Flori Antonio Tasca
Um estudo publicado em 2008 na revista “Psicologia & Sociedade” também questionou o conceito de bullying e sugeriu que ele serve para manter a ordem vigente, impedindo que os indivíduos consigam autonomia. De autoria de Deborah Christina Antunes e Antônio Álvaro Soares Zuin, o estudo cogitou a possibilidade de o conceito mascarar os processos sociais que levam à violência escolar, ou então de tratá-los como naturais.
Isso porque, embora os pesquisadores dessa área citem fatores econômicos, sociais, culturais e particulares entre as causas do bullying, eles não os problematizam, mas os enxergam de forma isolada das contradições sociais que o produziram. Em razão disso, apela-se para a prescrição do bom comportamento e da boa conduta moral para resolver o problema. Os autores do estudo, porém, entendem que se trata de um falso controle e que não se pode se deixar seduzir pelo culto da sistematização pura e simples.
Na visão deles, o bullying não é uma simples manifestação de violência, sem qualquer fator determinante. Na verdade, o bullying se aproximaria do conceito de preconceito, principalmente quando reflete os fatores sociais na hora de determinar o “grupo-alvo”, e a ciência pragmática se iludiria ao tentar controlar a prática via aconselhamentos.
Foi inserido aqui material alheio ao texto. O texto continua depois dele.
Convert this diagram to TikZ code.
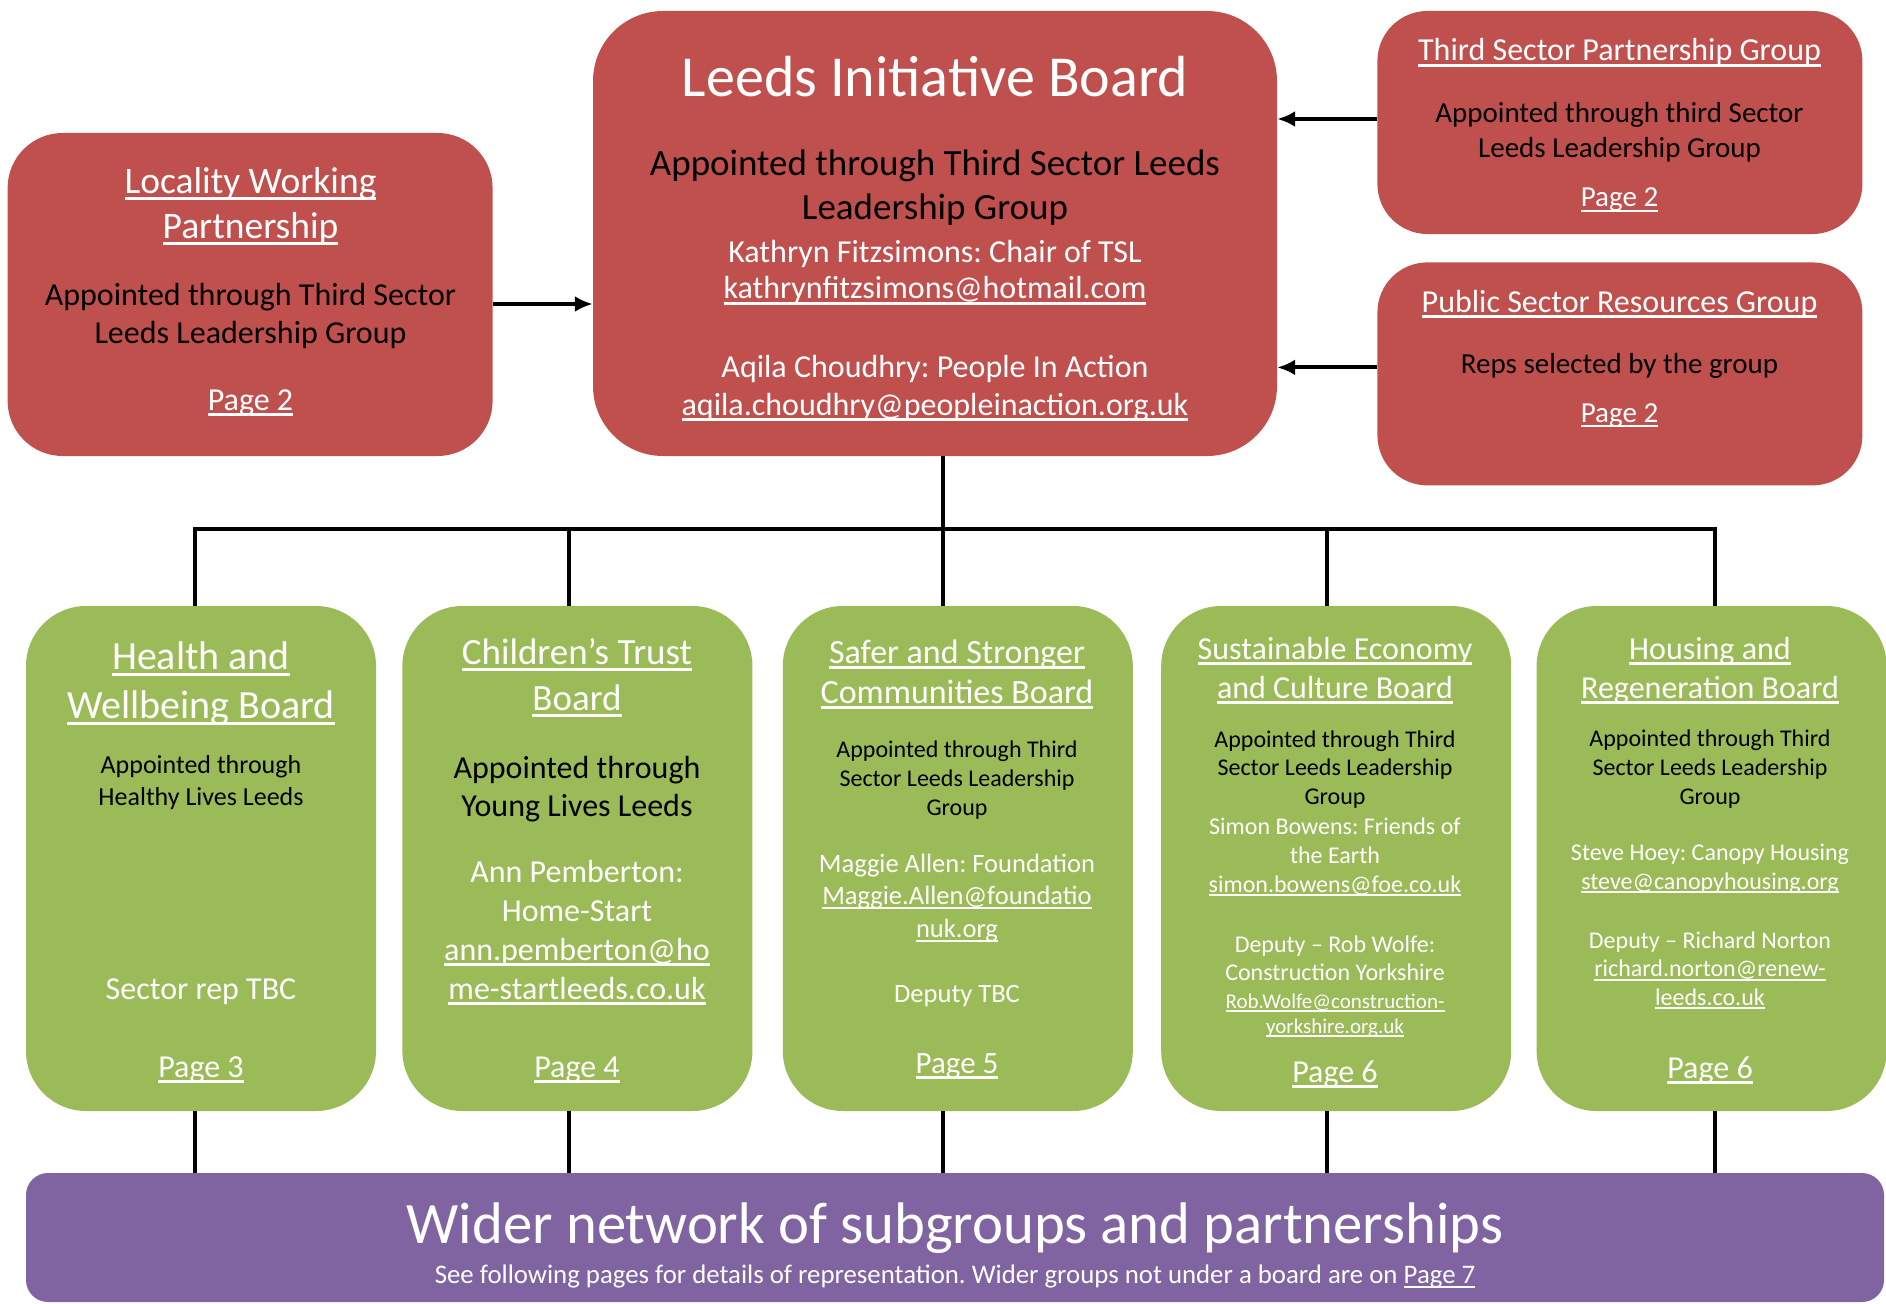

Não pretendem com isso os autores diminuir a importância do estudo sobre a violência no ambiente escolar, mas eles sugerem que é preciso um nível de problematização maior.
O estudo defende que não basta pregar a paz pela via da educação, se o ato de educar consiste no mesmo adestramento totalitário que se enxerga na sociedade. É a ideia de emancipação que precisa ser inserida no pensamento e na prática educacional, indo além da mera transmissão de conhecimentos e à modelagem de pessoas. A “paz”, nesse sentido, não pode ser um imperativo imposto aos alunos, ainda mais se o modelo de educação seguir na mesma direção de disputa e individualismo da sociedade.
Os autores questionam se a preocupação demonstrada com o bullying é realmente com a saúde e a integridade das pessoas ou com aqueles que poderiam denunciar a falsidade do sistema, já que os transgressores não se adaptam e por isso não mantêm a ordem social que os faz sofrer. A violência poderia, nesses casos, ser uma manifestação contra aquilo a que não se conseguiu se ajustar totalmente, o que acaba ferindo as “certezas” sobre as quais o progresso se sedimentou e, em consequência, termina reprimida.
Assim sendo, as práticas de violência nas escolas deveriam ser compreendidas por meio da análise social, para que não se mascare as tensões e contradições que estão na base daquilo que se entende por “barbárie”. Seria preciso pensar em uma forma de educação que não impeça a emancipação, pois, segundo os autores, na medida em que se força a repressão e a adaptação, corre-se o risco de que a própria educação seja a barbárie.